Dave Girouard, general manager for enterprise search at Google, cautions that ESPs “are putting a bigger burden on the user. As long as the results show up in the first page, [users] don’t care what’s behind it. … We have the right relevancy algorithms. So, in terms of [too much] content, we’re saying, ‘Bring it on.’ ”
The Google appliance may save the day for enterprises with broken search technology: Just open up the repositories and rev up the Google engine. But Delphi Group’s Reynolds thinks that “IT should stop investing in generic search tools and start concentrating on their professional domains. At the same time, the business side should be more involved, to ensure that IT commits the resources to develop business-oriented applications of search.”
Andrew McKay, vice president of direct sales at FAST, agrees but adds that vendors “aren’t necessarily fighting over a percentage of the pie. It’s about making the pie dramatically larger,” as information stores expand exponentially.
It’s all in the pipeline
For years, businesses have been fighting to get searches of unstructured data -- information that resides outside enterprise applications and databases -- to achieve the kind of accuracy and precision expected with structured data. According to Delphi Group’s Reynolds, with ESPs, the search-indexing process for unstructured information is evolving into a pipeline of different search algorithms and advanced technologies. These allow for dynamic categorizations or targeted text analytics to take place within the processes that parse documents when they come into the search platform, and within the processes that evaluate queries and return relevant information.
A relatively new addition to the pipeline is entity extraction, in which a search engine dynamically extracts terms from indexed content on the fly through grammatical analysis.

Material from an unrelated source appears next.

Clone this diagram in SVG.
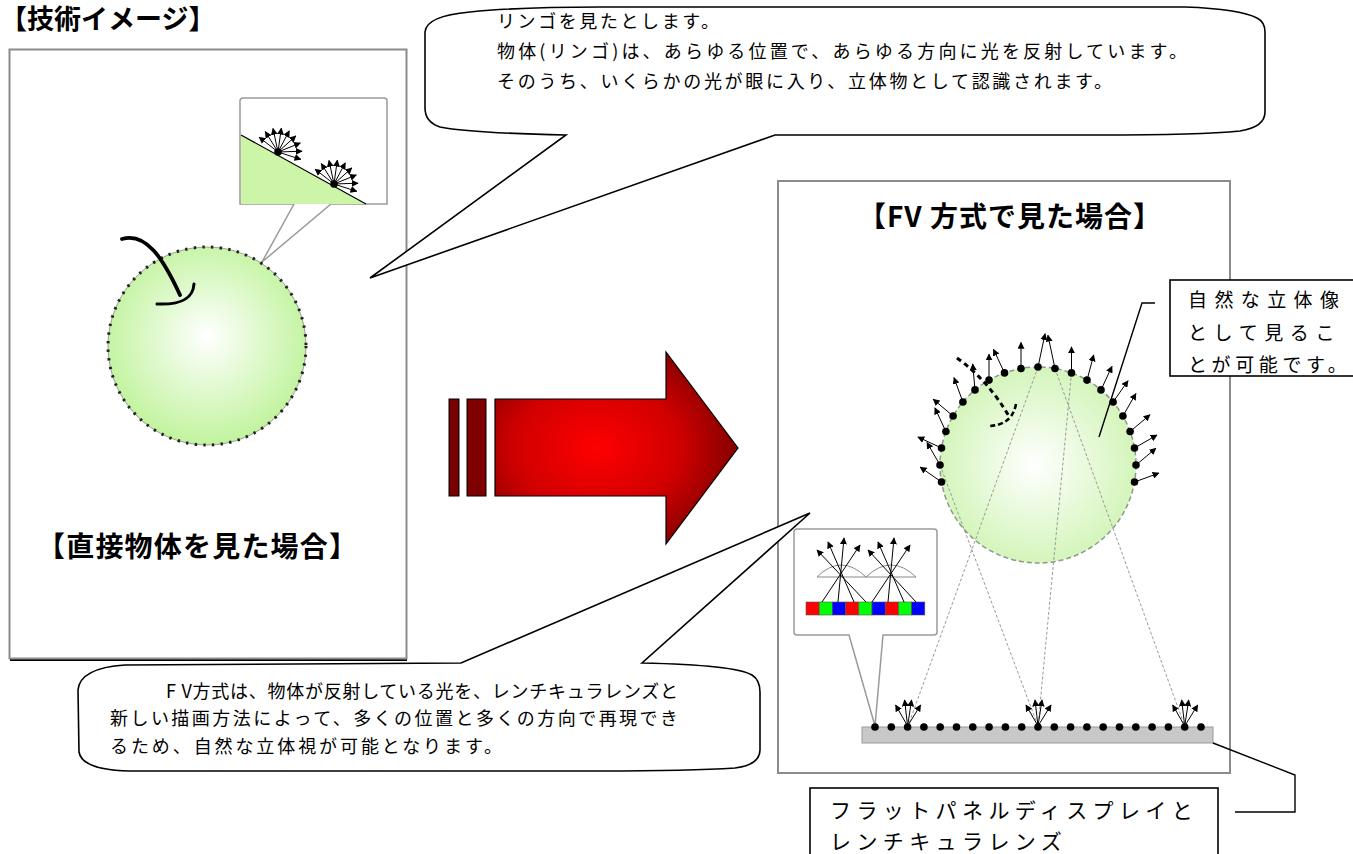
<svg xmlns="http://www.w3.org/2000/svg" xmlns:xlink="http://www.w3.org/1999/xlink" width="1353" height="854" viewBox="0 0 1353 854">
<style>
  .jp { font-family: "Noto Sans CJK JP", "Noto Sans", sans-serif; fill: #000; }
  .ttl { font-family: "Noto Sans CJK JP", "Noto Sans", sans-serif; font-weight: bold; fill: #000; }
  .panel { fill: #fff; stroke: #8c8c8c; stroke-width: 2; }
  .bubble { fill: #fff; stroke: #000; stroke-width: 1.6; stroke-linejoin: miter; }
  .inset { fill: #fff; stroke: #9a9a9a; stroke-width: 1.5; }
  .ray { stroke: #000; stroke-width: 1; fill: none; marker-end: url(#ah); }
  .dash { stroke: #9a9a9a; stroke-width: 1; stroke-dasharray: 3 2; fill: none; }
  .lead { stroke: #000; stroke-width: 1.4; fill: none; }
  .label { fill: #fff; stroke: #000; stroke-width: 1.6; }
</style>
<defs>
  <marker id="ah" viewBox="0 0 10 10" refX="9" refY="5" markerWidth="7" markerHeight="7" markerUnits="userSpaceOnUse" orient="auto">
    <path d="M0,0 L10,5 L0,10 z" fill="#000"/>
  </marker>
  <radialGradient id="appleL" cx="0.5" cy="0.47" r="0.55" fx="0.5" fy="0.45">
    <stop offset="0" stop-color="#ffffff"/>
    <stop offset="1" stop-color="#bff39a"/>
  </radialGradient>
  <radialGradient id="appleR" cx="0.5" cy="0.5" r="0.55" fx="0.48" fy="0.5">
    <stop offset="0" stop-color="#ffffff"/>
    <stop offset="1" stop-color="#d0f4b4"/>
  </radialGradient>
  <radialGradient id="redG" cx="0.42" cy="0.5" r="0.62">
    <stop offset="0" stop-color="#ff0000"/>
    <stop offset="0.55" stop-color="#d00000"/>
    <stop offset="1" stop-color="#780000"/>
  </radialGradient>
  <!-- fan of reflected rays on the sloped surface -->
  <g id="fan">
    <line class="ray" x1="0" y1="0" x2="-18.9" y2="-14.8"/>
    <line class="ray" x1="0" y1="0" x2="-12.7" y2="-20.4"/>
    <line class="ray" x1="0" y1="0" x2="-5" y2="-23.5"/>
    <line class="ray" x1="0" y1="0" x2="3.3" y2="-23.8"/>
    <line class="ray" x1="0" y1="0" x2="11.3" y2="-21.2"/>
    <line class="ray" x1="0" y1="0" x2="17.8" y2="-16.1"/>
    <line class="ray" x1="0" y1="0" x2="22.3" y2="-9"/>
    <line class="ray" x1="0" y1="0" x2="24" y2="-0.8"/>
    <line class="ray" x1="0" y1="0" x2="22.8" y2="7.4"/>
    <circle r="3.8" fill="#000"/>
  </g>
  <!-- small fan emitted from one lens of the panel -->
  <g id="bfan">
    <line class="ray" x1="0" y1="0" x2="-12" y2="-21"/>
    <line class="ray" x1="0" y1="0" x2="-3" y2="-26"/>
    <line class="ray" x1="0" y1="0" x2="4" y2="-26"/>
    <line class="ray" x1="0" y1="0" x2="13" y2="-21"/>
  </g>
</defs>

<rect width="1353" height="854" fill="#fff"/>

<!-- page heading -->
<g id="heading">
  <text class="ttl" x="0" y="29" font-size="27">【技術イメージ】</text>
</g>

<!-- left panel: looking at the object directly -->
<g id="panel-direct">
  <line x1="10" y1="660" x2="407" y2="660" stroke="#000" stroke-width="2"/>
  <rect class="panel" x="9.5" y="49.5" width="397" height="609"/>
  <!-- magnified surface inset -->
  <path class="inset" d="M243,98 L384,98 Q387,98 387,101 L387,204 L331,204 L262,262 L294,204 L240,204 L240,101 Q240,98 243,98 Z"/>
  <polygon points="241,135 366,204 241,204" fill="#ccf5a8"/>
  <line x1="241" y1="135" x2="366" y2="204" stroke="#000" stroke-width="1.2"/>
  <use xlink:href="#fan" x="278" y="152"/>
  <use xlink:href="#fan" x="334" y="184"/>
  <!-- apple -->
  <circle cx="207" cy="346" r="99" fill="url(#appleL)" stroke="#888" stroke-width="0.8"/>
  <circle cx="207" cy="346" r="99" fill="none" stroke="#222" stroke-width="3" stroke-dasharray="2.4 6.3"/>
  <path d="M122,239 C146,232 163,258 180,295" fill="none" stroke="#000" stroke-width="3.8" stroke-linecap="round"/>
  <path d="M194,284 C193,299 181,305 157,304" fill="none" stroke="#000" stroke-width="3" stroke-linecap="round"/>
  <text class="ttl" x="37" y="557" font-size="28" letter-spacing="1.2">【直接物体を見た場合】</text>
</g>

<!-- explanation balloon for the direct view -->
<g id="balloon-top">
  <path class="bubble" d="M425,32 Q426,16 470,12 Q520,7 600,7 L1185,7 Q1240,9 1257,18 Q1265,22 1265,32 L1265,112 Q1265,127 1240,131 Q1200,135 1100,135 L775,135 L370,278 L566,135 Q470,133 440,127 Q425,122 425,108 Z"/>
  <text class="jp" x="497" y="28" font-size="18" textLength="222">リンゴを見たとします。</text>
  <text class="jp" x="497" y="58" font-size="18" textLength="690">物体(リンゴ)は、あらゆる位置で、あらゆる方向に光を反射しています。</text>
  <text class="jp" x="497" y="88" font-size="18" textLength="615">そのうち、いくらかの光が眼に入り、立体物として認識されます。</text>
</g>

<!-- big transition arrow -->
<g id="arrow">
  <rect x="449" y="399" width="10" height="97" fill="#7a0000" stroke="#000" stroke-width="1"/>
  <rect x="467" y="399" width="19" height="97" fill="#7f0000" stroke="#000" stroke-width="1"/>
  <polygon points="495,399 666,399 666,352 738,448 666,544 666,496 495,496" fill="url(#redG)" stroke="#000" stroke-width="1.2" stroke-linejoin="miter"/>
</g>

<!-- right panel: viewing with the FV method -->
<g id="panel-fv">
  <rect class="panel" x="778" y="181" width="452" height="592"/>
  <text class="ttl" x="858" y="227" font-size="28" letter-spacing="1">【FV 方式で見た場合】</text>
  <!-- reproduced apple -->
  <circle cx="1038" cy="465" r="98" fill="url(#appleR)" stroke="#8a9a88" stroke-width="1.5" stroke-dasharray="5 3"/>
  <g id="fv-rays">
    <line class="dash" x1="1038" y1="367" x2="908" y2="726"/>
    <line class="dash" x1="1055" y1="368.5" x2="1184.7" y2="726"/>
    <line class="dash" x1="1071.5" y1="372.9" x2="1038" y2="726"/>
    <line class="dash" x1="940" y1="465" x2="1038" y2="726"/>
  </g>
  <path d="M957,358 Q988,380 1010,418" fill="none" stroke="#000" stroke-width="3" stroke-dasharray="5 4"/>
  <path d="M1016,404 Q1012,426 987,426" fill="none" stroke="#000" stroke-width="2.5" stroke-dasharray="5 3"/>
  <g id="surface-rays">
    <line class="ray" x1="941.5" y1="482" x2="920.2" y2="467.1"/>
    <line class="ray" x1="940" y1="465" x2="927" y2="442.5"/>
    <line class="ray" x1="941.5" y1="448" x2="917.9" y2="437"/>
    <line class="ray" x1="945.9" y1="431.5" x2="934.9" y2="407.9"/>
    <line class="ray" x1="953.1" y1="416" x2="933.2" y2="399.3"/>
    <line class="ray" x1="962.9" y1="402" x2="954" y2="377.6"/>
    <line class="ray" x1="975" y1="389.9" x2="972.7" y2="364"/>
    <line class="ray" x1="989" y1="380.1" x2="989" y2="354.1"/>
    <line class="ray" x1="1004.5" y1="372.9" x2="993.5" y2="349.3"/>
    <line class="ray" x1="1021" y1="368.5" x2="1021" y2="342.5"/>
    <line class="ray" x1="1038" y1="367" x2="1045.1" y2="333.7"/>
    <line class="ray" x1="1055" y1="368.5" x2="1047.9" y2="335.2"/>
    <line class="ray" x1="1071.5" y1="372.9" x2="1071.5" y2="346.9"/>
    <line class="ray" x1="1087" y1="380.1" x2="1093.7" y2="355"/>
    <line class="ray" x1="1101" y1="389.9" x2="1112" y2="366.3"/>
    <line class="ray" x1="1113.1" y1="402" x2="1128" y2="380.7"/>
    <line class="ray" x1="1122.9" y1="416" x2="1135.9" y2="393.5"/>
    <line class="ray" x1="1130.1" y1="431.5" x2="1150" y2="414.8"/>
    <line class="ray" x1="1134.5" y1="448" x2="1157" y2="435"/>
    <line class="ray" x1="1136" y1="465" x2="1155.9" y2="448.3"/>
    <line class="ray" x1="1134.5" y1="482" x2="1158.9" y2="473.1"/>
  </g>
  <g id="surface-dots" fill="#000">
    <circle cx="941.5" cy="482" r="3.8"/><circle cx="940" cy="465" r="3.8"/><circle cx="941.5" cy="448" r="3.8"/>
    <circle cx="945.9" cy="431.5" r="3.8"/><circle cx="953.1" cy="416" r="3.8"/><circle cx="962.9" cy="402" r="3.8"/>
    <circle cx="975" cy="389.9" r="3.8"/><circle cx="989" cy="380.1" r="3.8"/><circle cx="1004.5" cy="372.9" r="3.8"/>
    <circle cx="1021" cy="368.5" r="3.8"/><circle cx="1038" cy="367" r="3.8"/><circle cx="1055" cy="368.5" r="3.8"/>
    <circle cx="1071.5" cy="372.9" r="3.8"/><circle cx="1087" cy="380.1" r="3.8"/><circle cx="1101" cy="389.9" r="3.8"/>
    <circle cx="1113.1" cy="402" r="3.8"/><circle cx="1122.9" cy="416" r="3.8"/><circle cx="1130.1" cy="431.5" r="3.8"/>
    <circle cx="1134.5" cy="448" r="3.8"/><circle cx="1136" cy="465" r="3.8"/><circle cx="1134.5" cy="482" r="3.8"/>
  </g>
  <!-- lens / pixel inset -->
  <path class="inset" d="M797,529 L934,529 Q937,529 937,532 L937,632 Q937,635 934,635 L883,635 L875,726 L849,635 L797,635 Q794,635 794,632 L794,532 Q794,529 797,529 Z"/>
  <g id="pixels" stroke="#555" stroke-width="0.6">
    <rect x="806" y="602" width="13.2" height="13" fill="#ff0000"/>
    <rect x="819.2" y="602" width="13.2" height="13" fill="#00ff00"/>
    <rect x="832.4" y="602" width="13.2" height="13" fill="#0000ff"/>
    <rect x="845.6" y="602" width="13.2" height="13" fill="#ff0000"/>
    <rect x="858.8" y="602" width="13.2" height="13" fill="#00ff00"/>
    <rect x="872" y="602" width="13.2" height="13" fill="#0000ff"/>
    <rect x="885.2" y="602" width="13.2" height="13" fill="#ff0000"/>
    <rect x="898.4" y="602" width="13.2" height="13" fill="#00ff00"/>
    <rect x="911.6" y="602" width="13.2" height="13" fill="#0000ff"/>
  </g>
  <path d="M817,577 Q841,553 866,577 Z" fill="#fff" stroke="#888" stroke-width="1"/>
  <path d="M866,577 Q891,553 916,577 Z" fill="#fff" stroke="#888" stroke-width="1"/>
  <g id="lens-rays">
    <line class="ray" x1="822" y1="602" x2="860" y2="545"/>
    <line class="ray" x1="838" y1="602" x2="844" y2="538"/>
    <line class="ray" x1="854" y1="602" x2="828" y2="542"/>
    <line class="ray" x1="866" y1="602" x2="817" y2="550"/>
    <line class="ray" x1="872" y1="602" x2="910" y2="545"/>
    <line class="ray" x1="888" y1="602" x2="894" y2="538"/>
    <line class="ray" x1="904" y1="602" x2="878" y2="542"/>
    <line class="ray" x1="916" y1="602" x2="868" y2="550"/>
  </g>
  <!-- flat panel display with lenticular lens -->
  <rect x="862" y="727" width="351" height="16" fill="#c8c8c8" stroke="#9a9a9a" stroke-width="1"/>
  <use xlink:href="#bfan" x="907.6" y="726"/>
  <use xlink:href="#bfan" x="1038" y="726"/>
  <use xlink:href="#bfan" x="1184.7" y="726"/>
  <g id="panel-dots" fill="#000">
    <circle cx="875" cy="727" r="3.8"/><circle cx="891.3" cy="727" r="3.8"/><circle cx="907.6" cy="727" r="3.8"/>
    <circle cx="923.9" cy="727" r="3.8"/><circle cx="940.2" cy="727" r="3.8"/><circle cx="956.5" cy="727" r="3.8"/>
    <circle cx="972.8" cy="727" r="3.8"/><circle cx="989.1" cy="727" r="3.8"/><circle cx="1005.4" cy="727" r="3.8"/>
    <circle cx="1021.7" cy="727" r="3.8"/><circle cx="1038" cy="727" r="3.8"/><circle cx="1054.3" cy="727" r="3.8"/>
    <circle cx="1070.6" cy="727" r="3.8"/><circle cx="1086.9" cy="727" r="3.8"/><circle cx="1103.2" cy="727" r="3.8"/>
    <circle cx="1119.5" cy="727" r="3.8"/><circle cx="1135.8" cy="727" r="3.8"/><circle cx="1152.1" cy="727" r="3.8"/>
    <circle cx="1168.4" cy="727" r="3.8"/><circle cx="1184.7" cy="727" r="3.8"/><circle cx="1201" cy="727" r="3.8"/>
  </g>
</g>

<!-- explanation balloon for the FV method -->
<g id="balloon-bottom">
  <path class="bubble" d="M78,690 Q80,668 125,665 L461,663 L810,513 L642,663 Q735,665 752,675 Q760,680 760,692 L760,750 Q760,765 735,768 Q690,771 600,771 L130,771 Q82,770 79,752 Z"/>
  <text class="jp" x="166" y="698" font-size="18" textLength="512">F V方式は、物体が反射している光を、レンチキュラレンズと</text>
  <text class="jp" x="110" y="725" font-size="18" textLength="568">新しい描画方法によって、多くの位置と多くの方向で再現でき</text>
  <text class="jp" x="110" y="753" font-size="18" textLength="392">るため、自然な立体視が可能となります。</text>
</g>

<!-- label boxes -->
<g id="label-natural">
  <rect class="label" x="1170" y="280" width="200" height="96"/>
  <text class="jp" x="1188" y="307" font-size="19" letter-spacing="7.4">自然な立体像</text>
  <text class="jp" x="1188" y="340" font-size="19" letter-spacing="6.6">として見るこ</text>
  <text class="jp" x="1188" y="372" font-size="19" letter-spacing="4.6">とが可能です。</text>
</g>
<g id="label-panel">
  <rect class="label" x="810" y="788" width="408" height="90"/>
  <text class="jp" x="830" y="818" font-size="21" letter-spacing="5.4">フラットパネルディスプレイと</text>
  <text class="jp" x="830" y="849" font-size="21" letter-spacing="5.4">レンチキュラレンズ</text>
</g>

<!-- leader lines -->
<g id="connectors">
  <polyline class="lead" points="1099,437 1142,303 1155,303"/>
  <polyline class="lead" points="1213,743 1295,775 1295,812 1235,812"/>
</g>
</svg>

The process includes identifying proper nouns and creating a list of people, places, and things from a document and then inserting a new level of metadata into that document.
Click for larger view.
As for metadata, the old way of manually defining properties of a document is waning in favor of an intelligent search platform’s capability of autotagging based on users’ “custom logic,” according to FAST’s McKay.
ESPs can discover patterns in the content and enhance the value of that content within the search platform infrastructure by automatically creating metadata elements. Thanks to the exponential spread of XML across search environments, this metadata can then be used for a wide range of application processing, query enhancements, and presentation options.
Enhanced classification and taxonomy come into play by enabling users to browse information by subject area rather than relying solely on the blank search field and their capability of constructing an effective query. Dynamic classification capabilities can modify the presentation of subject areas based on the query’s context.